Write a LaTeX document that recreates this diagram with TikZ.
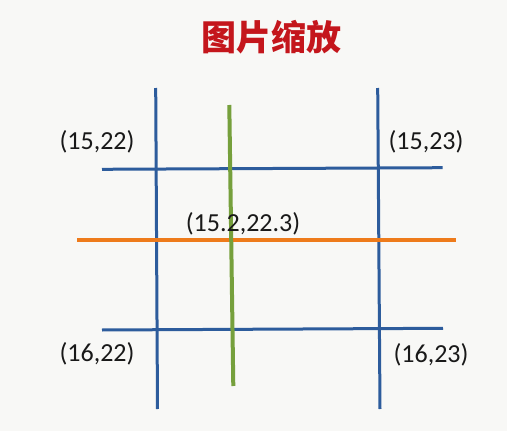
\documentclass[tikz,border=0pt]{standalone}
\usepackage{fontspec}
\setmainfont{Carlito}
\newfontfamily\cjk{Noto Sans CJK SC Black}
\definecolor{bg}{HTML}{F8F8F6}
\definecolor{gridblue}{HTML}{2D5C9C}
\definecolor{gridgreen}{HTML}{76A03C}
\definecolor{gridorange}{HTML}{EE7B1B}
\definecolor{titlered}{HTML}{C4161C}
\begin{document}
\begin{tikzpicture}[x=1pt,y=-1pt,
  blueline/.style={draw=gridblue,line width=3pt},
  greenline/.style={draw=gridgreen,line width=4pt},
  orangeline/.style={draw=gridorange,line width=3.2pt},
  coordlabel/.style={font=\fontsize{26}{30}\selectfont,inner sep=0pt,text=black!90}]
\fill[bg] (0,0) rectangle (507,431);
\useasboundingbox (0,0) rectangle (507,431);
\node[font=\cjk\fontsize{35}{38}\selectfont,text=titlered] (title) at (271,37) {图片缩放};
% endpoints
\coordinate (lvT) at (155.7,88);  \coordinate (lvB) at (157.5,409);
\coordinate (rvT) at (377.7,88);  \coordinate (rvB) at (380,409);
\coordinate (thL) at (102,169.3); \coordinate (thR) at (442.7,167.7);
\coordinate (bhL) at (102,330);   \coordinate (bhR) at (443,328.3);
\coordinate (gT) at (229.3,105);  \coordinate (gB) at (233.3,386);
\coordinate (oL) at (77,240);     \coordinate (oR) at (456,240);
\draw[blueline] (thL) -- (thR);
\draw[blueline] (bhL) -- (bhR);
\draw[blueline] (lvT) -- (lvB);
\draw[blueline] (rvT) -- (rvB);
\draw[orangeline] (oL) -- (oR);
\draw[greenline] (gT) -- (gB);
\node[coordlabel] (a) at (97,142) {(15,22)};
\node[coordlabel] (b) at (426,142) {(15,23)};
\node[coordlabel] (c) at (243,224) {(15.2,22.3)};
\node[coordlabel] (d) at (97,354) {(16,22)};
\node[coordlabel] (e) at (431,355) {(16,23)};
\end{tikzpicture}
\end{document}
--
__Short task__
Omit the pictures and give the material again, exactly and in full.

__The answer__
Write a LaTeX document that recreates this diagram with TikZ.
\documentclass[tikz,border=0pt]{standalone}
\usepackage{fontspec}
\setmainfont{Carlito}
\newfontfamily\cjk{Noto Sans CJK SC Black}
\definecolor{bg}{HTML}{F8F8F6}
\definecolor{gridblue}{HTML}{2D5C9C}
\definecolor{gridgreen}{HTML}{76A03C}
\definecolor{gridorange}{HTML}{EE7B1B}
\definecolor{titlered}{HTML}{C4161C}
\begin{document}
\begin{tikzpicture}[x=1pt,y=-1pt,
  blueline/.style={draw=gridblue,line width=3pt},
  greenline/.style={draw=gridgreen,line width=4pt},
  orangeline/.style={draw=gridorange,line width=3.2pt},
  coordlabel/.style={font=\fontsize{26}{30}\selectfont,inner sep=0pt,text=black!90}]
\fill[bg] (0,0) rectangle (507,431);
\useasboundingbox (0,0) rectangle (507,431);
\node[font=\cjk\fontsize{35}{38}\selectfont,text=titlered] (title) at (271,37) {图片缩放};
% endpoints
\coordinate (lvT) at (155.7,88);  \coordinate (lvB) at (157.5,409);
\coordinate (rvT) at (377.7,88);  \coordinate (rvB) at (380,409);
\coordinate (thL) at (102,169.3); \coordinate (thR) at (442.7,167.7);
\coordinate (bhL) at (102,330);   \coordinate (bhR) at (443,328.3);
\coordinate (gT) at (229.3,105);  \coordinate (gB) at (233.3,386);
\coordinate (oL) at (77,240);     \coordinate (oR) at (456,240);
\draw[blueline] (thL) -- (thR);
\draw[blueline] (bhL) -- (bhR);
\draw[blueline] (lvT) -- (lvB);
\draw[blueline] (rvT) -- (rvB);
\draw[orangeline] (oL) -- (oR);
\draw[greenline] (gT) -- (gB);
\node[coordlabel] (a) at (97,142) {(15,22)};
\node[coordlabel] (b) at (426,142) {(15,23)};
\node[coordlabel] (c) at (243,224) {(15.2,22.3)};
\node[coordlabel] (d) at (97,354) {(16,22)};
\node[coordlabel] (e) at (431,355) {(16,23)};
\end{tikzpicture}
\end{document}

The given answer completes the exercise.